Vector’s high pro-forma financial leverage of 6.2x, and continued negative free cash flow in excess of US$100m annually, reflect the company’s high dividend payments.
Moody’s said it expects debt to EBITDA to remain high over the next 12-18 months due to modest earnings growth that should help lift the company’s real estate brokerage business that has been under pressure over the past year.
Cassidy added that the ‘B2’ rating on the proposed notes also reflects the benefits from a security interest in the stock of DER Holdings, which holds the company’s 71% interest in the Douglas Elliman real estate brokerage.

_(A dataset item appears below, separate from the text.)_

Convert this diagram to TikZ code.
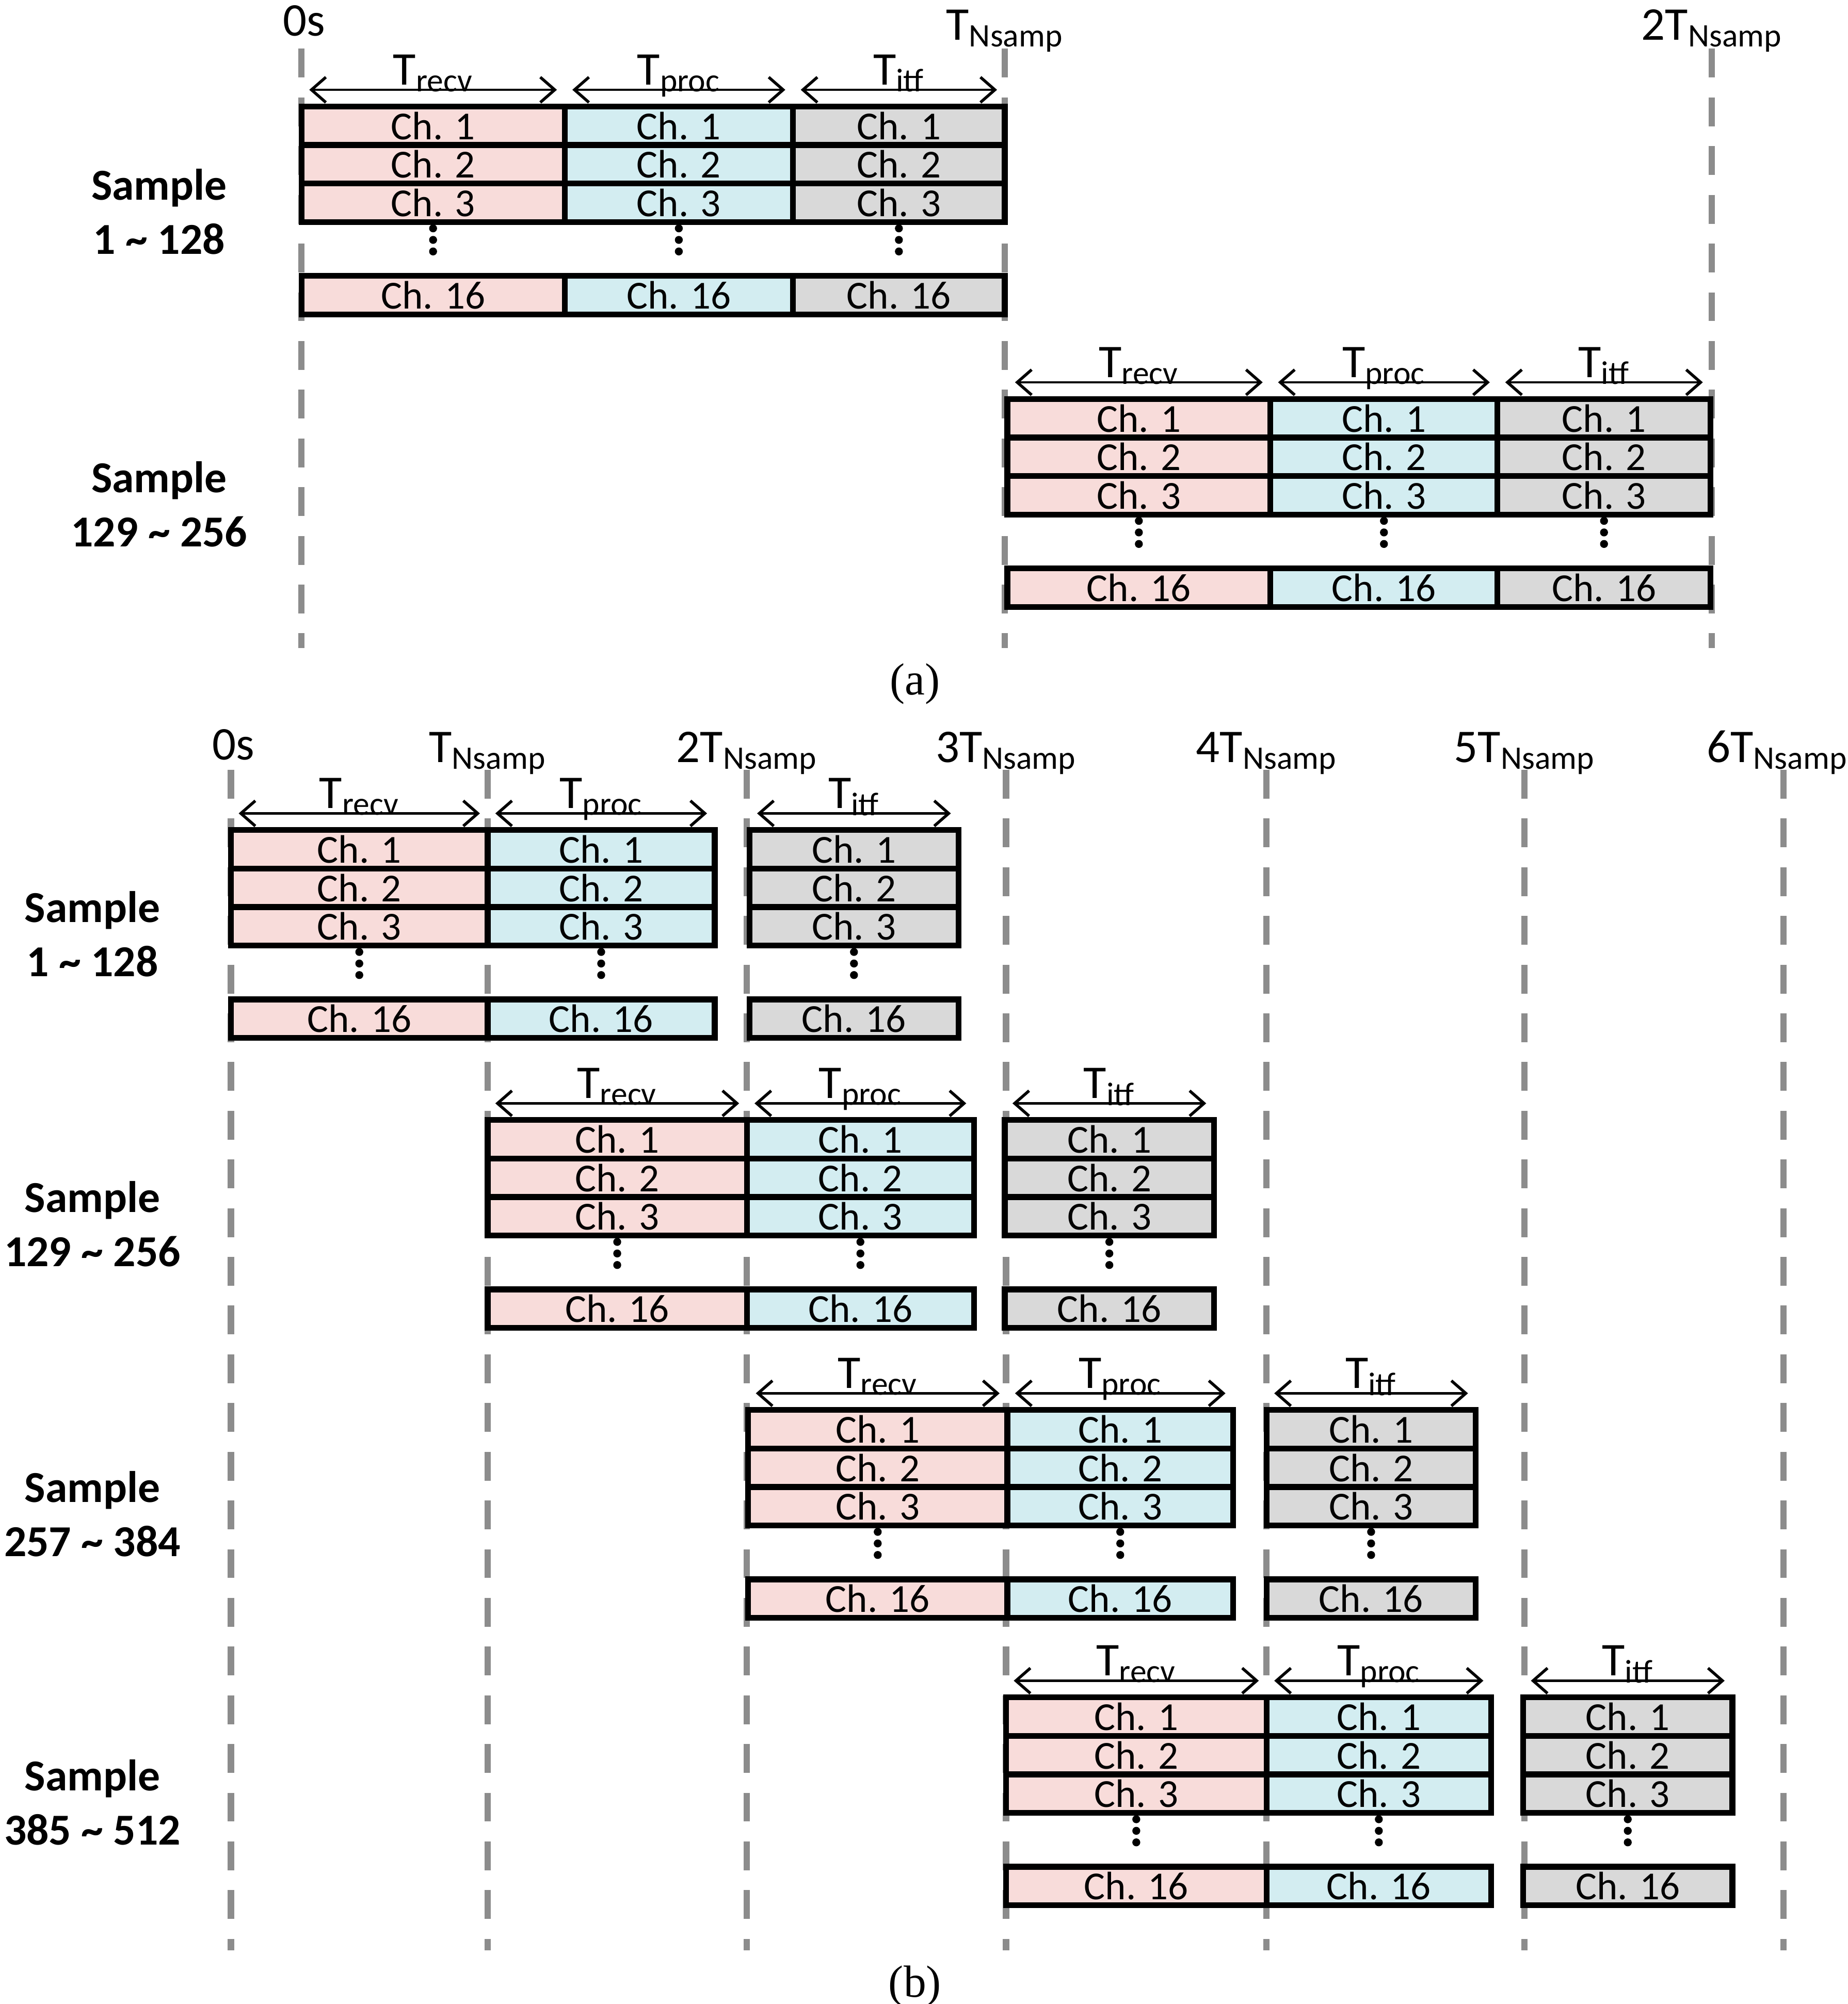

Moody’s said it expects “this security interest would enhance recovery value in the event of a default,” given the proposed notes are guaranteed on a senior unsecured basis by Vector’s tobacco subsidiaries.
The new notes are effectively subordinated to the company’s credit facility and US$850m of senior secured debt with respect to those assets.
Vector Group: A beleaguered business
Vector Group’s note offering comes as tobacco companies have been generally pursuing alternative paths towards growth, as the population of smokers declines.
For the second quarter of 2018, Vector’s tobacco segment generated a less than 1% revenue rise to US$274.8m and a near 3% decline in operating income to US$62.5m.
Meanwhile, conventional wholesale shipments of cigarettes remained roughly flat at 2.30bn units in Q2’18 from the prior year, while Liggett, whose portfolio of discount cigarette brands include Eve, Grand Prix, and Pyramid, saw its retail shipments increase 4.3% despite a 2.7% decline in the overall industry.
In terms of costs, producer prices in the beverage and tobacco manufacturing subsector have increased about 2% in 2018 year-to-date, with consumer prices of tobacco and smoking products up 0.3 in September from 0.1 in the prior month, according to the Bureau of Labor Statistics.
Against this backdrop, Vector’s stock has fallen roughly 38.6% since its 52-week high of US$21.92 set in early December 2017, and yields on the firm’s 6.125% notes due February 2025 have risen by almost 321bps to around 8.1% since January.
Vector Group’s debt offering also falls against a backdrop of soured sentiment about riskier assets, amid heightened geopolitical volatility, underscored by elevated U.S.-China trade tensions, uncertainties over Brexit negotiations, Italy’s fiscal budget plans, as well as a host of tariff-related corporate concerns.
The adverse market conditions appear to have relegated many issuers to the sidelines, while some bond funds have experienced a recent uptick in withdrawals.
According to SIFMA researchers and recent data sourced by Thomson Reuters, high yield note sales have plunged 27.7% year-to-date in 2018 from the prior year to US$155bn, while investment-grade corporate bond offerings have sunk 13.2% to US$954bn.
Also, in the week ending October 24, a total of nearly US$2.4bn flowed out of high yield corporate funds while investment-grade funds reported net inflows of only US$415m, according to Lipper.
Recent U.S. interest rate volatility, as well as the Federal Reserve’s rate hikes, have also not helped matters, as bond issuers grapple with pricing and interest among investors.
Friday, market participants’ focus will be generally fixed on the Bureau of Labor Statistics’ October reading on the employment situation. The strong labor market has been one major factor behind the Fed’s decision to continue normalizing monetary policy.
While September’s headline number had disappointed market expectations, the unemployment rate fell to 3.7%, the lowest level since December 1969.
Investors generally continue to think the central bank will decide to raise rates for the fourth time in 2018 at its December meeting, with the market widely dismissing the softer headline jobs number for September as a weather-related aberration, mainly due to Hurricane Florence, and not indicative of broader weakness.
The yield on the 10-year U.S. Treasury note had last risen 0.54% intraday Tuesday to 3.10%.